Objective -> Look through the data below. Show each line where the string "with" occurs.

:: Data supplied ::

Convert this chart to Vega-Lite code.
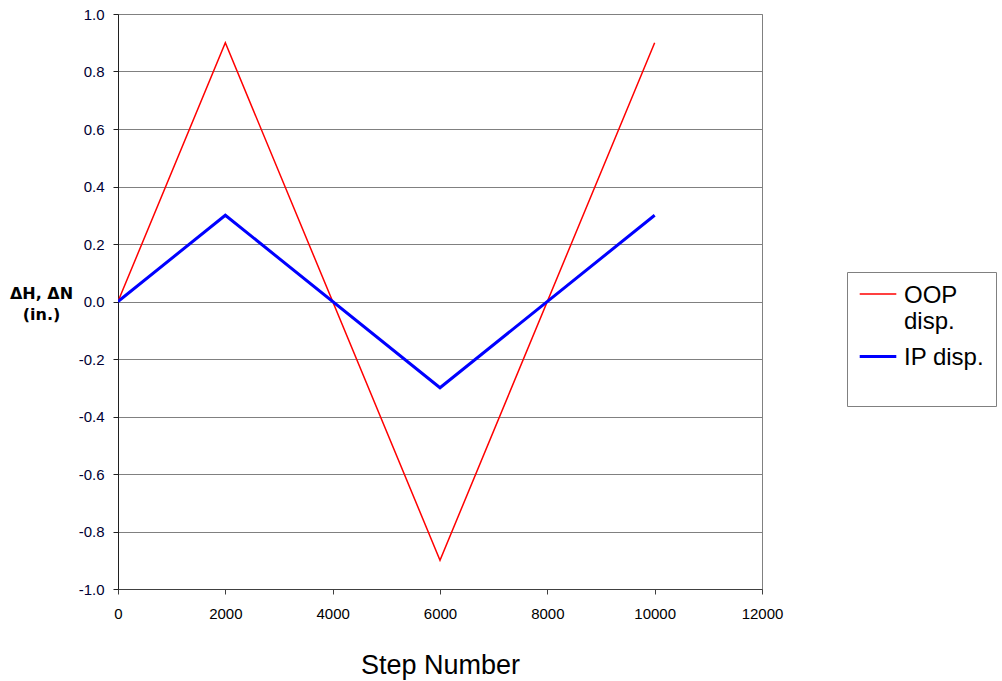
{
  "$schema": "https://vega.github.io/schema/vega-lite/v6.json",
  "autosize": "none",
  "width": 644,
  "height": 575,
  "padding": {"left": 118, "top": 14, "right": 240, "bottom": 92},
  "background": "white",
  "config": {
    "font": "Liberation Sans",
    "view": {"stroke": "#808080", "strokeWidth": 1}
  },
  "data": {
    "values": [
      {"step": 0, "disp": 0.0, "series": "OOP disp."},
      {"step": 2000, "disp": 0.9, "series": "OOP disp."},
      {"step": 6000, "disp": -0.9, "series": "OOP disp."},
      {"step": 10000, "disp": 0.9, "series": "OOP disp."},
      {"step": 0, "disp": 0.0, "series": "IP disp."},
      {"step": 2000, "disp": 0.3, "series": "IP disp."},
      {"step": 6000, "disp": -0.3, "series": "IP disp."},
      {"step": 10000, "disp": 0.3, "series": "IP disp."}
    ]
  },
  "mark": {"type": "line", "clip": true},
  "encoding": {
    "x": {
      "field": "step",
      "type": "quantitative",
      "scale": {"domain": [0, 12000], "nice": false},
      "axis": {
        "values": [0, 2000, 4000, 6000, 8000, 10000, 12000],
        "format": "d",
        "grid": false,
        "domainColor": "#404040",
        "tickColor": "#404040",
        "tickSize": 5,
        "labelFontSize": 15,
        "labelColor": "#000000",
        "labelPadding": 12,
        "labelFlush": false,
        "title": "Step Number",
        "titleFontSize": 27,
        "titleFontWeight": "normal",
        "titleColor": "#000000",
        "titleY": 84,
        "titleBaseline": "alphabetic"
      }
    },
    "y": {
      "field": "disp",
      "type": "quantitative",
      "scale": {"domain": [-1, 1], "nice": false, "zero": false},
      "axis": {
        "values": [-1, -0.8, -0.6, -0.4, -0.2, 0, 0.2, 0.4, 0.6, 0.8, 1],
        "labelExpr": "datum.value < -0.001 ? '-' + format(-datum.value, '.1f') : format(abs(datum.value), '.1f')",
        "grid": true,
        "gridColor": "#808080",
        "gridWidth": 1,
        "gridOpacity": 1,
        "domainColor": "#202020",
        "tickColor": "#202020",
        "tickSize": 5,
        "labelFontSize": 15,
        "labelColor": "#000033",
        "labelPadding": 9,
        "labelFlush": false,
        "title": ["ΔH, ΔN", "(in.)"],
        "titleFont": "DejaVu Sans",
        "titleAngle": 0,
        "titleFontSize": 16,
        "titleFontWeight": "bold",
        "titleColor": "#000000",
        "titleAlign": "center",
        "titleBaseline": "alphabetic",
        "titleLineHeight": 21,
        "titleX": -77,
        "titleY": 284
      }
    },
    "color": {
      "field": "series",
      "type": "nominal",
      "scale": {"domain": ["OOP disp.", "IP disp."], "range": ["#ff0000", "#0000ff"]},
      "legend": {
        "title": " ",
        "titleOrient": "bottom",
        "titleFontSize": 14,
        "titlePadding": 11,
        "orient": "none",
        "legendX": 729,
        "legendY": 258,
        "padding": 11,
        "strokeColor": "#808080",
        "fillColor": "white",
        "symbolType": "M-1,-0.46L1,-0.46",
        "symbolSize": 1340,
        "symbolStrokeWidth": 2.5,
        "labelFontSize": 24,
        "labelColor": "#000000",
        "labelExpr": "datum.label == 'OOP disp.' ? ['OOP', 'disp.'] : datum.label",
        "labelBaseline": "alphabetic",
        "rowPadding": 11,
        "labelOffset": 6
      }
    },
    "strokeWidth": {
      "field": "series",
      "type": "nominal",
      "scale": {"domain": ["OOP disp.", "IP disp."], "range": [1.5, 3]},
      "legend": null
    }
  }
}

:::
:: Data supplied ::

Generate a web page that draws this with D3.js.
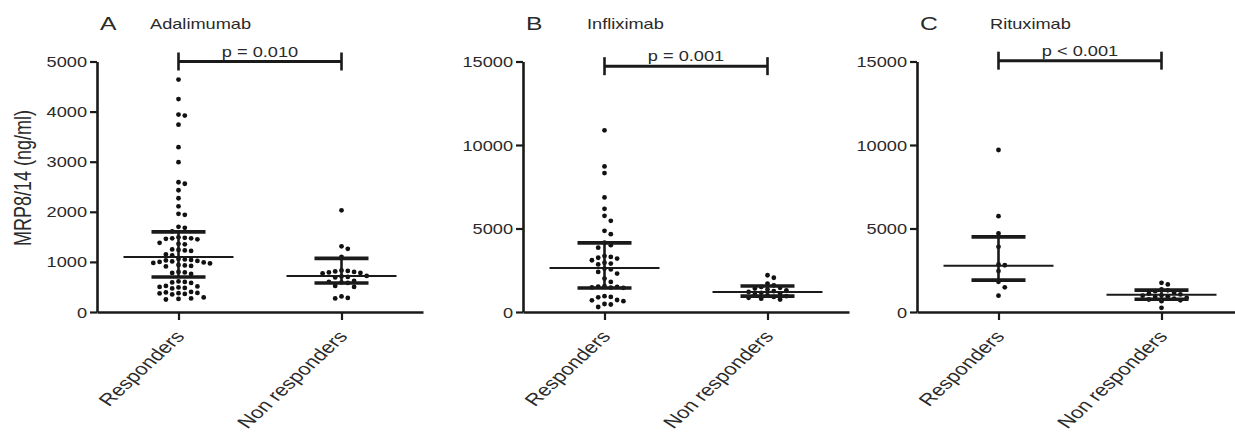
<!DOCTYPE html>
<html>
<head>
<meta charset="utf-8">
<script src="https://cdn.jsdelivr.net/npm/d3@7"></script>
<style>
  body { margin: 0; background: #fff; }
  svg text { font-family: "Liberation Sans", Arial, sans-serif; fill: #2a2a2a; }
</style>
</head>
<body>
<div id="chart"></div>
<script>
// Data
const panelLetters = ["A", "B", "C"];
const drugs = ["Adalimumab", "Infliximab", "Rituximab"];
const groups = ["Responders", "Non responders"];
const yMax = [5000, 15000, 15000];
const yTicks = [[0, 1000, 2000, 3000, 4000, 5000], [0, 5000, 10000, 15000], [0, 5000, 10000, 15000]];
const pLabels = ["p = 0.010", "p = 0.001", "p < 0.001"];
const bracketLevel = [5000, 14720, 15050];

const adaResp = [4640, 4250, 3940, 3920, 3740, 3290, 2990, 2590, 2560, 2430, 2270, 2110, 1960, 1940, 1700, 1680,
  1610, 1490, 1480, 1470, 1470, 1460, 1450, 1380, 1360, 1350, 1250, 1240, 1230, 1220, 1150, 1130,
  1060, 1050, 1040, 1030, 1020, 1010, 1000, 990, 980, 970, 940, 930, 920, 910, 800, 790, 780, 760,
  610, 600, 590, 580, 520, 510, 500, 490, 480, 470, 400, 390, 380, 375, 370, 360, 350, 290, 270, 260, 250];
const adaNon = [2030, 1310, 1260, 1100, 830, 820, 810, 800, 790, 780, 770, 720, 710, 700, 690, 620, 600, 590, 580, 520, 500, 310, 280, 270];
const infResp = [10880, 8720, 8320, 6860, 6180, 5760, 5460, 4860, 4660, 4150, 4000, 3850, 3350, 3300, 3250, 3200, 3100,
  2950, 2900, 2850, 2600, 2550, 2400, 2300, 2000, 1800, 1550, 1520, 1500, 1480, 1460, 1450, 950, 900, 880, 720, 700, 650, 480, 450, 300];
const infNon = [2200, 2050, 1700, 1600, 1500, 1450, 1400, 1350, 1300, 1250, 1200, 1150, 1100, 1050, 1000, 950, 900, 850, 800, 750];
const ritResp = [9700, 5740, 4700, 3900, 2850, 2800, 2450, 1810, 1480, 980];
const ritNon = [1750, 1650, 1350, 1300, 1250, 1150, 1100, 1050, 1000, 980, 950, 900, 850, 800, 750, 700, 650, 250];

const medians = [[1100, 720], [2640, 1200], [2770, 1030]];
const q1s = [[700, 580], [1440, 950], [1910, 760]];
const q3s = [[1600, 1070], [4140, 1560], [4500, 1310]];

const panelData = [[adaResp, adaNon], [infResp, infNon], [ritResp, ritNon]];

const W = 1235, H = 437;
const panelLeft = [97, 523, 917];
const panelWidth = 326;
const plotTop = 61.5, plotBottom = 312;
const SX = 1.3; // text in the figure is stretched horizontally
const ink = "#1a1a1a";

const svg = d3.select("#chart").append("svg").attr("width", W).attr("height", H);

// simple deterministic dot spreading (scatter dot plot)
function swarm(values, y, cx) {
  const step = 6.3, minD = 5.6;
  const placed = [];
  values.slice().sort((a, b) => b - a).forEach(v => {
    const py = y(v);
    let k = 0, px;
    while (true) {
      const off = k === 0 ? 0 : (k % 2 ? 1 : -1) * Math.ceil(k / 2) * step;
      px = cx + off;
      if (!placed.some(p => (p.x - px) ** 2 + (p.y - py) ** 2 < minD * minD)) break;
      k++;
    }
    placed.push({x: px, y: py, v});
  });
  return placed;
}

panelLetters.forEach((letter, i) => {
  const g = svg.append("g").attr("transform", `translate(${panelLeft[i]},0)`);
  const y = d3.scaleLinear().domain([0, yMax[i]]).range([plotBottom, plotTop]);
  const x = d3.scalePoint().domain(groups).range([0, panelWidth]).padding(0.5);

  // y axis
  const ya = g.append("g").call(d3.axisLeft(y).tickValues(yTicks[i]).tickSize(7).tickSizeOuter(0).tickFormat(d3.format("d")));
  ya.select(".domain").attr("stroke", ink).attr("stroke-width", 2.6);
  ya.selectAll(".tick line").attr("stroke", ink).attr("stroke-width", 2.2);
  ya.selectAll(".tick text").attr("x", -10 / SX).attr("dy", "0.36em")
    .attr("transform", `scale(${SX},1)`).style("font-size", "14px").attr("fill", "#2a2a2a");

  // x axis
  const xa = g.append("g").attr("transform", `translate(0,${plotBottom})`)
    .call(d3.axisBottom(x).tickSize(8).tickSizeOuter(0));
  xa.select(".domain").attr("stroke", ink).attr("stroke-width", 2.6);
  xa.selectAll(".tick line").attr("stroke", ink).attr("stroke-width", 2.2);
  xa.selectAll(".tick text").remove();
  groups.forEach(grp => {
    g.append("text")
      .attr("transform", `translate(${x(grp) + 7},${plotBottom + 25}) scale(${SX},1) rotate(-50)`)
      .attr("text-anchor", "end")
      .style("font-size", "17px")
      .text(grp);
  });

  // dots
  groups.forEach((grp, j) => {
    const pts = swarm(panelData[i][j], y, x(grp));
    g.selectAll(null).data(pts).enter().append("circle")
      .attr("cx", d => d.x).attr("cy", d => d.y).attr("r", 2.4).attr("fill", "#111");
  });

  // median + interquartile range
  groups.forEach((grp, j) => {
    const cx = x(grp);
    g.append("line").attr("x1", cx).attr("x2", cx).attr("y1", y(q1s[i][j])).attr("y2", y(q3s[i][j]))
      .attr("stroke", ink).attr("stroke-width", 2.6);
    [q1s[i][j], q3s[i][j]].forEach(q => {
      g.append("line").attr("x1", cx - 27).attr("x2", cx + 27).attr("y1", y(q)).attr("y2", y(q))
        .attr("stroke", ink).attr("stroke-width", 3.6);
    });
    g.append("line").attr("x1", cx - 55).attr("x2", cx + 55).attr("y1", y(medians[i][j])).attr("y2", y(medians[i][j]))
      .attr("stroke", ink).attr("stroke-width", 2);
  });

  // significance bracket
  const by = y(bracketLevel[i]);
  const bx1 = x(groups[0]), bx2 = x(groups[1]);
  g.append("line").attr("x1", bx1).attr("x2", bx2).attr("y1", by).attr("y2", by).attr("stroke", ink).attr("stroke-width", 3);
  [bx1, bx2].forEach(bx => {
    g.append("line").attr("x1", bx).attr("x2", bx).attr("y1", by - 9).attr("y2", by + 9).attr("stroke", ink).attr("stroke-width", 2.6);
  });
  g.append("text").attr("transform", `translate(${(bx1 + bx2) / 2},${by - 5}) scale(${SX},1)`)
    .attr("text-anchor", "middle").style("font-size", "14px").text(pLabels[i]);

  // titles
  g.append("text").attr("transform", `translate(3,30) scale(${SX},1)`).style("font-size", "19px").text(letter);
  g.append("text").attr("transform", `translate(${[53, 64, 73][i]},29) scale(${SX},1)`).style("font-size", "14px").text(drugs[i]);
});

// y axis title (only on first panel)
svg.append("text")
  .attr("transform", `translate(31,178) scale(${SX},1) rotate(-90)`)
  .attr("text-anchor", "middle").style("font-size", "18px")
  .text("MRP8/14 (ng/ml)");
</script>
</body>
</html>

:::
:: Data supplied ::

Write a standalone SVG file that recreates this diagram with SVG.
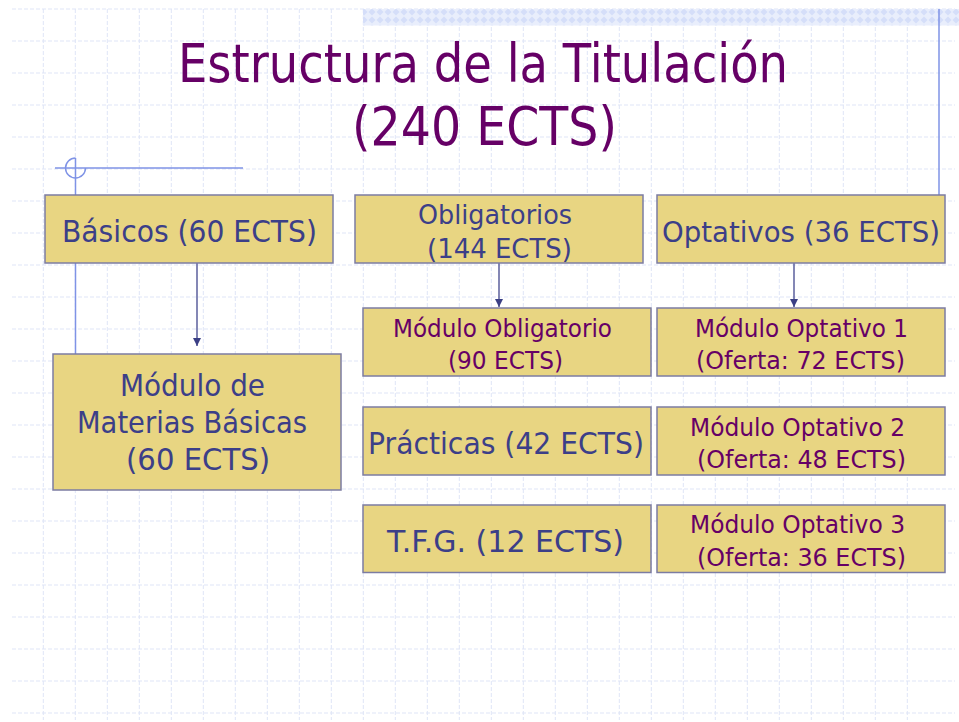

:::

Final result ->
Generate a web page that draws this with D3.js.
Write a standalone SVG file that recreates this diagram with SVG.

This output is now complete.